Empty Gallery* is a stone’s throw away across the highway and the overpass. Founded by Stephen Cheng in 2015, the gallery boasts a rich programme of pioneering multi-media commissions, performances and music, with a commitment to ephemeral, time-based and non-object-oriented practices. Check out their latest boundary-breaking programmes, which are sure to heighten your senses. We’re always bowled over by their presentations!
Lastly, Gallery EXIT* is another not-to-be-missed local gallery. Established in 2008 with the purpose of exhibiting ambitious works, it also acts as a platform to showcase and promote multi-media works to local as well as international audiences.
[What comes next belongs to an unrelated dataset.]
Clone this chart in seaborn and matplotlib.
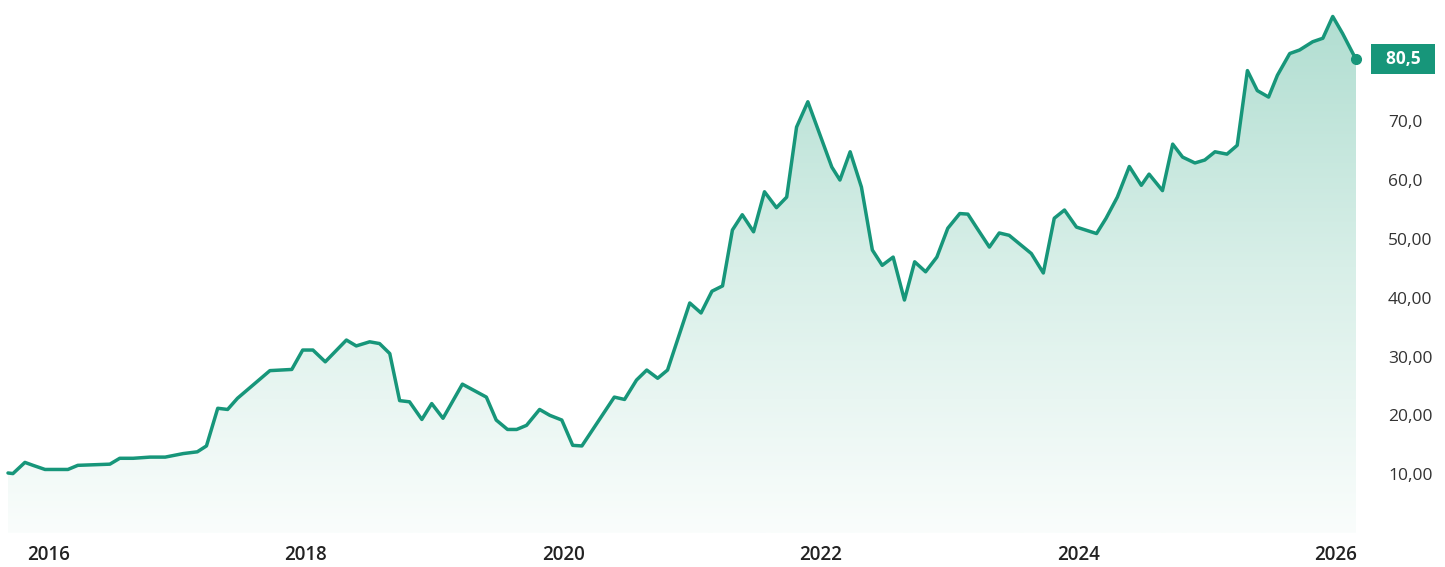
import numpy as np
import pandas as pd
import matplotlib
matplotlib.use("Agg")
import matplotlib.pyplot as plt
import matplotlib.dates as mdates
from matplotlib.colors import LinearSegmentedColormap
import seaborn as sns

# ===================== Daten =====================
dates = [
    "2015-09-09", "2015-09-23", "2015-10-27", "2015-11-19", "2015-12-23",
    "2016-02-26", "2016-03-25", "2016-06-24", "2016-07-22", "2016-08-29",
    "2016-10-16", "2016-11-28", "2017-01-18", "2017-02-27", "2017-03-25",
    "2017-04-26", "2017-05-24", "2017-06-21", "2017-09-21", "2017-11-22",
    "2017-12-23", "2018-01-21", "2018-02-25", "2018-04-26", "2018-05-24",
    "2018-07-01", "2018-07-29", "2018-08-27", "2018-09-24", "2018-10-22",
    "2018-11-26", "2018-12-24", "2019-01-25", "2019-03-21", "2019-05-28",
    "2019-06-25", "2019-07-27", "2019-08-22", "2019-09-19", "2019-10-26",
    "2019-11-24", "2019-12-28", "2020-01-28", "2020-02-23", "2020-05-25",
    "2020-06-23", "2020-07-27", "2020-08-25", "2020-09-25", "2020-10-23",
    "2020-12-25", "2021-01-26", "2021-02-26", "2021-03-28", "2021-04-25",
    "2021-05-23", "2021-06-24", "2021-07-25", "2021-08-28", "2021-09-26",
    "2021-10-24", "2021-11-25", "2022-02-01", "2022-02-24", "2022-03-25",
    "2022-04-26", "2022-05-27", "2022-06-24", "2022-07-25", "2022-08-26",
    "2022-09-24", "2022-10-25", "2022-11-26", "2022-12-27", "2023-01-30",
    "2023-02-22", "2023-03-20", "2023-04-24", "2023-05-22", "2023-06-19",
    "2023-08-21", "2023-09-24", "2023-10-25", "2023-11-23", "2023-12-27",
    "2024-02-22", "2024-03-20", "2024-04-21", "2024-05-25", "2024-06-28",
    "2024-07-20", "2024-08-27", "2024-09-25", "2024-10-23", "2024-11-27",
    "2024-12-25", "2025-01-23", "2025-02-26", "2025-03-27", "2025-04-25",
    "2025-05-23", "2025-06-24", "2025-07-19", "2025-08-23", "2025-09-20",
    "2025-10-27", "2025-11-25", "2025-12-23", "2026-01-20", "2026-02-27",
]
values = [
    10.2, 10.1, 12.0, 11.5, 10.8,
    10.8, 11.5, 11.7, 12.7, 12.7,
    12.9, 12.9, 13.5, 13.8, 14.8,
    21.2, 21.0, 22.9, 27.6, 27.8,
    31.1, 31.1, 29.1, 32.8, 31.8,
    32.5, 32.2, 30.5, 22.5, 22.3,
    19.3, 22.0, 19.5, 25.3, 23.1,
    19.2, 17.6, 17.6, 18.3, 21.0,
    20.0, 19.2, 14.9, 14.8, 23.1,
    22.7, 26.0, 27.7, 26.3, 27.7,
    39.1, 37.4, 41.1, 42.0, 51.5,
    54.1, 51.2, 58.0, 55.3, 57.1,
    69.0, 73.3, 62.2, 60.0, 64.8,
    58.8, 48.1, 45.5, 46.9, 39.6,
    46.1, 44.4, 46.9, 51.8, 54.3,
    54.2, 51.8, 48.6, 51.0, 50.6,
    47.5, 44.2, 53.5, 54.9, 52.0,
    50.9, 53.5, 57.1, 62.3, 59.1,
    61.0, 58.2, 66.1, 63.9, 62.9,
    63.4, 64.8, 64.4, 65.9, 78.6,
    75.2, 74.1, 77.8, 81.5, 82.1,
    83.5, 84.1, 87.8, 84.9, 80.5,
]
y_ticks = [10, 20, 30, 40, 50, 60, 70]
y_tick_labels = ["10,00", "20,00", "30,00", "40,00", "50,00", "60,0", "70,0"]
x_tick_years = [2016, 2018, 2020, 2022, 2024, 2026]
last_label = "80,5"

LINE_COLOR = "#17967a"
Y_TOP = 90.6

df = pd.DataFrame({"date": pd.to_datetime(dates), "value": values})

sns.set_theme(style="white")
plt.rcParams["font.family"] = ["Open Sans", "DejaVu Sans"]

fig = plt.figure(figsize=(14.45, 5.67), dpi=100)
ax = fig.add_axes([8 / 1445, 34 / 567, 1348 / 1445, 533 / 567])

x_num = mdates.date2num(df["date"])

# Flaeche mit Farbverlauf (Polygon als Clip-Pfad)
poly = ax.fill_between(df["date"], df["value"], 0, color="none", lw=0)
cmap = LinearSegmentedColormap.from_list("fade", ["#fafdfc", "#d8efe8", "#afddd0"])
grad = np.linspace(0, 1, 256).reshape(-1, 1)
img = ax.imshow(grad, cmap=cmap, aspect="auto", origin="lower",
                extent=[x_num[0], x_num[-1], 0, Y_TOP], zorder=1)
img.set_clip_path(poly.get_paths()[0], transform=ax.transData)

sns.lineplot(data=df, x="date", y="value", color=LINE_COLOR, lw=2.5, ax=ax, zorder=3)
for ln in ax.lines:
    ln.set_clip_on(False)
    ln.set_solid_joinstyle("round")

# Endpunkt + Wertlabel
ax.plot(df["date"].iloc[-1], df["value"].iloc[-1], "o", ms=7, color=LINE_COLOR,
        clip_on=False, zorder=4)
ax.annotate("  " + last_label + "  ", xy=(df["date"].iloc[-1], df["value"].iloc[-1]),
            xytext=(47, 0), textcoords="offset pixels", ha="center", va="center",
            color="white", fontsize=12.5, fontweight="bold", annotation_clip=False,
            bbox=dict(boxstyle="square,pad=0.35", fc=LINE_COLOR, ec="none"))

ax.set_xlim(x_num[0], x_num[-1])
ax.set_ylim(0, Y_TOP)

ax.yaxis.tick_right()
ax.set_yticks(y_ticks, y_tick_labels)
ax.set_xticks([pd.Timestamp(f"{y}-01-01") for y in x_tick_years],
              [str(y) for y in x_tick_years])
ax.tick_params(axis="y", length=0, pad=23, labelsize=12.5, labelcolor="#333333")
ax.tick_params(axis="x", length=0, pad=9, labelsize=13.5, labelcolor="#222222")
for lab in ax.get_xticklabels():
    lab.set_fontweight("semibold")

ax.set_xlabel("")
ax.set_ylabel("")
for sp in ax.spines.values():
    sp.set_visible(False)

fig.savefig("out.png", dpi=100)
Their exhibitions are always highly-anticipated and rich in curatorial value, featuring the hottest talents such as Chow Chun Fai, Hilarie Hon, Stephen Wong Chun Hei, Cheng Ting Ting, and Chris Huen.
Lastly, pay a visit to Kiang Malingue* at its new space on the 13th floor upstairs from Gallery EXIT. Founded in 2010 and recently renamed to reflect the directorship of both Lorraine and Edouard, the gallery seeks to bring attention to Asian and other contemporary artists who combine aesthetic concern with conceptual enquiry. Exhibitions in various disciplines are presented, from video and installation to painting and sound. Look out for this gallery’s exciting programmes!
*Our tops picks in the area if you are on a limited time schedule.
Additional information & Disclaimer
Admission to galleries is free, and they are normally open Tuesday-Saturday. However, there are exceptions; please always check their website or call ahead for exact opening days and hours before your visit.